After securing Edessa, Ayyubid forces advanced toward Harran, another key urban center. Harran was taken without major resistance, further consolidating Ayyubid control in the region.

=== Campaign against Dunaysir ===
Following the capture of Harran, Al-Kamil launched a campaign against Dunaysir (modern day Kızıltepe), targeting the Artuqids prince of Mardin. This action was taken in reprisal for Artuqids support provided to Seljuk forces during earlier conflicts.

=== Mongol incursion ===

During the operations near Dunaysir, Ayyubid commanders received reports from Mosul that Mongol forces had entered the Jazira region. The Mongols advanced as far as Sinjar, marking a significant escalation of their activity in northern Mesopotamia.

== Outcome ==

The campaign resulted in several immediate outcomes. The Siege of Harput in 1234 weakened Ayyubid positions in the region and played a major role in the campaign. The cities of Edessa and Harran were captured by Ayyubid forces. Seljuk positions in the Jazira were significantly weakened. Ayyubid military operations were halted due to the Mongol advance.
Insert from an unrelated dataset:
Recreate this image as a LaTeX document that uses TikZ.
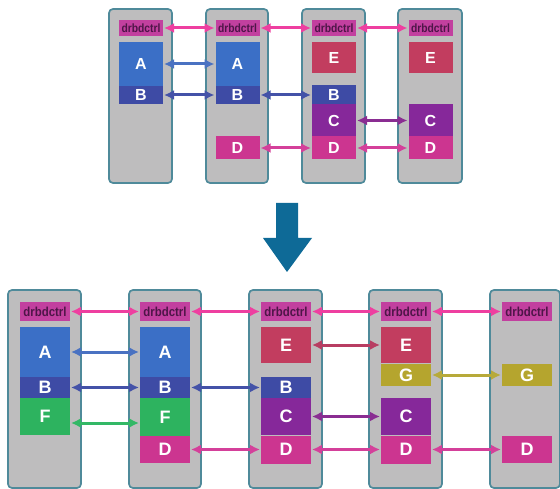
\documentclass[tikz,border=0pt]{standalone}
\usepackage{fontspec}
\setmainfont{Liberation Sans}
\usetikzlibrary{arrows.meta}
\definecolor{panelfill}{HTML}{BEBDBE}
\definecolor{paneldraw}{HTML}{4F8A9A}
\definecolor{drbfill}{HTML}{C2409F}
\definecolor{drbtext}{HTML}{4E1548}
\definecolor{cA}{HTML}{3B6FC6}
\definecolor{cB}{HTML}{3E4BA5}
\definecolor{cF}{HTML}{2DB35F}
\definecolor{cD}{HTML}{CC3590}
\definecolor{cE}{HTML}{C23D5F}
\definecolor{cC}{HTML}{86289A}
\definecolor{cG}{HTML}{B5A52E}
\definecolor{aDrb}{HTML}{EE3FA0}
\definecolor{aA}{HTML}{4A72C2}
\definecolor{aB}{HTML}{4452A8}
\definecolor{aF}{HTML}{33B866}
\definecolor{aD}{HTML}{D4409A}
\definecolor{aE}{HTML}{B83D62}
\definecolor{aC}{HTML}{8A2D92}
\definecolor{aG}{HTML}{B7AA3A}
\definecolor{bigarrow}{HTML}{0E6A97}
\tikzset{
  panel/.style={draw=paneldraw, fill=panelfill, line width=1.7pt, rounded corners=4pt, inner sep=0pt, outer sep=0pt},
  blk/.style={inner sep=0pt, outer sep=0pt, text=white, font=\bfseries\fontsize{16}{16}\selectfont},
  blkb/.style={blk, font=\bfseries\fontsize{18}{18}\selectfont},
  drbs/.style={inner sep=0pt, outer sep=0pt, fill=drbfill, text=drbtext, minimum width=44pt, minimum height=16pt},
  drbb/.style={inner sep=0pt, outer sep=0pt, fill=drbfill, text=drbtext, minimum width=50pt, minimum height=19pt},
  link/.style={line width=3pt, {Latex[length=10pt,width=10pt]}-{Latex[length=10pt,width=10pt]}, shorten <=1pt, shorten >=1pt}
}
\newcommand{\drbtxt}{\bfseries\fontsize{12}{12}\selectfont\scalebox{0.86}[1]{drbdctrl}}
\newcommand{\drbtxtb}{\bfseries\fontsize{13}{13}\selectfont\scalebox{0.88}[1]{drbdctrl}}
\begin{document}
\begin{tikzpicture}[x=1pt,y=-1pt]
\useasboundingbox (0,0) rectangle (560,489);
% ---------- top row panels ----------
\node[panel, minimum width=63pt, minimum height=174pt] (T1) at (140.5,96) {};
\node[panel, minimum width=62pt, minimum height=174pt] (T2) at (237,96) {};
\node[panel, minimum width=63pt, minimum height=174pt] (T3) at (333.5,96) {};
\node[panel, minimum width=64pt, minimum height=174pt] (T4) at (430,96) {};
% top boxes
\node[drbs] (Td1) at (141,28) {\drbtxt};
\node[drbs] (Td2) at (237.5,28) {\drbtxt};
\node[drbs] (Td3) at (334,28) {\drbtxt};
\node[drbs] (Td4) at (430.5,28) {\drbtxt};
\node[blk, fill=cA, minimum width=44pt, minimum height=44pt] (TA1) at (141,64) {A};
\node[blk, fill=cB, minimum width=44pt, minimum height=18pt] (TB1) at (141,95) {B};
\node[blk, fill=cA, minimum width=44pt, minimum height=44pt] (TA2) at (237.5,64) {A};
\node[blk, fill=cB, minimum width=44pt, minimum height=18pt] (TB2) at (237.5,95) {B};
\node[blk, fill=cD, minimum width=44pt, minimum height=23pt] (TD2) at (237.5,148) {D};
\node[blk, fill=cE, minimum width=44pt, minimum height=31pt] (TE3) at (334,57.5) {E};
\node[blk, fill=cB, minimum width=44pt, minimum height=19pt] (TB3) at (334,95) {B};
\node[blk, fill=cC, minimum width=44pt, minimum height=32pt] (TC3) at (334,120.5) {C};
\node[blk, fill=cD, minimum width=44pt, minimum height=23pt] (TD3) at (334,148) {D};
\node[blk, fill=cE, minimum width=44pt, minimum height=31pt] (TE4) at (430.5,57.5) {E};
\node[blk, fill=cC, minimum width=44pt, minimum height=32pt] (TC4) at (430.5,120.5) {C};
\node[blk, fill=cD, minimum width=44pt, minimum height=23pt] (TD4) at (430.5,148) {D};
% top arrows
\draw[link, aDrb] (Td1.east) -- (Td2.west);
\draw[link, aDrb] (Td2.east) -- (Td3.west);
\draw[link, aDrb] (Td3.east) -- (Td4.west);
\draw[link, aA] (TA1.east) -- (TA2.west);
\draw[link, aB] (TB1.east) -- (TB2.west);
\draw[link, aB] (TB2.east) -- (TB3.west);
\draw[link, aD] (TD2.east) -- (TD3.west);
\draw[link, aD] (TD3.east) -- (TD4.west);
\draw[link, aC] (TC3.east) -- (TC4.west);
% ---------- big arrow ----------
\fill[bigarrow] (276,203) -- (298,203) -- (298,238) -- (312,238) -- (287,272) -- (263,238) -- (276,238) -- cycle;
% ---------- bottom row panels ----------
\node[panel, minimum width=73pt, minimum height=198pt] (B1) at (44.5,389) {};
\node[panel, minimum width=72pt, minimum height=198pt] (B2) at (165,389) {};
\node[panel, minimum width=73pt, minimum height=198pt] (B3) at (285.5,389) {};
\node[panel, minimum width=73pt, minimum height=198pt] (B4) at (405.5,389) {};
\node[panel, minimum width=70pt, minimum height=198pt] (B5) at (525,389) {};
% bottom boxes
\node[drbb] (Bd1) at (45,311.5) {\drbtxtb};
\node[drbb] (Bd2) at (165,311.5) {\drbtxtb};
\node[drbb] (Bd3) at (286,311.5) {\drbtxtb};
\node[drbb] (Bd4) at (406,311.5) {\drbtxtb};
\node[drbb] (Bd5) at (527,311.5) {\drbtxtb};
\node[blkb, fill=cA, minimum width=50pt, minimum height=50pt] (BA1) at (45,352) {A};
\node[blkb, fill=cB, minimum width=50pt, minimum height=21pt] (BB1) at (45,387.5) {B};
\node[blkb, fill=cF, minimum width=50pt, minimum height=37pt] (BF1) at (45,416.5) {F};
\node[blkb, fill=cA, minimum width=50pt, minimum height=50pt] (BA2) at (165,352) {A};
\node[blkb, fill=cB, minimum width=50pt, minimum height=21pt] (BB2) at (165,387.5) {B};
\node[blkb, fill=cF, minimum width=50pt, minimum height=38pt] (BF2) at (165,417) {F};
\node[blkb, fill=cD, minimum width=50pt, minimum height=27pt] (BD2) at (165,449.5) {D};
\node[blkb, fill=cE, minimum width=50pt, minimum height=36pt] (BE3) at (286,345) {E};
\node[blkb, fill=cB, minimum width=50pt, minimum height=21pt] (BB3) at (286,387.5) {B};
\node[blkb, fill=cC, minimum width=50pt, minimum height=37pt] (BC3) at (286,416.5) {C};
\node[blkb, fill=cD, minimum width=50pt, minimum height=28pt] (BD3) at (286,449.5) {D};
\node[blkb, fill=cE, minimum width=50pt, minimum height=36pt] (BE4) at (406,345) {E};
\node[blkb, fill=cG, minimum width=50pt, minimum height=22pt] (BG4) at (406,375) {G};
\node[blkb, fill=cC, minimum width=50pt, minimum height=37pt] (BC4) at (406,416.5) {C};
\node[blkb, fill=cD, minimum width=50pt, minimum height=28pt] (BD4) at (406,449.5) {D};
\node[blkb, fill=cG, minimum width=50pt, minimum height=22pt] (BG5) at (527,375) {G};
\node[blkb, fill=cD, minimum width=50pt, minimum height=27pt] (BD5) at (527,449.5) {D};
% bottom arrows
\draw[link, aDrb] (Bd1.east) -- (Bd2.west);
\draw[link, aDrb] (Bd2.east) -- (Bd3.west);
\draw[link, aDrb] (Bd3.east) -- (Bd4.west);
\draw[link, aDrb] (Bd4.east) -- (Bd5.west);
\draw[link, aA] (BA1.east) -- (BA2.west);
\draw[link, aB] (BB1.east) -- (BB2.west);
\draw[link, aB] (BB2.east) -- (BB3.west);
\draw[link, aF] ([yshift=-6.5pt]BF1.east) -- ([yshift=-6.5pt]BF1.east -| BF2.west);
\draw[link, aD] (BD2.east) -- (BD3.west);
\draw[link, aD] (BD3.east) -- (BD4.west);
\draw[link, aD] (BD4.east) -- (BD5.west);
\draw[link, aE] (BE3.east) -- (BE4.west);
\draw[link, aC] (BC3.east) -- (BC4.west);
\draw[link, aG] (BG4.east) -- (BG5.west);
\end{tikzpicture}
\end{document}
Faced with an imminent threat from the Mongols, the Abbasid caliph
al-Mustansir sent an embassy led by Muhyi al-Din Ibn al-Jawzi reconcile 'Ala' al-Din and al-Kamil and seek their assistance. This embassy arrived in Egypt in late 634/early 1237 In the History, Yusab relates that in this year an envoy from the caliph, one of the greatest jurists in Baghdad, arrived in Egypt and met al-Kamil in Damietta. The envoy proposed making peace between al-Kamil and the King of Rum ('Ala' al-Din). Al-Kamil agreed and sent his own envoy with the jurist to Kayseri, the capital of the Kingdom of Rum. However, the King of Rum died (4 Shawwal 634/31 May 1237) before they arrived. His son and successor (Ghiyath al-Din Kaykhusraw II) set free the Ayyubid troops from Egypt and Syria whom his father had taken prisoners.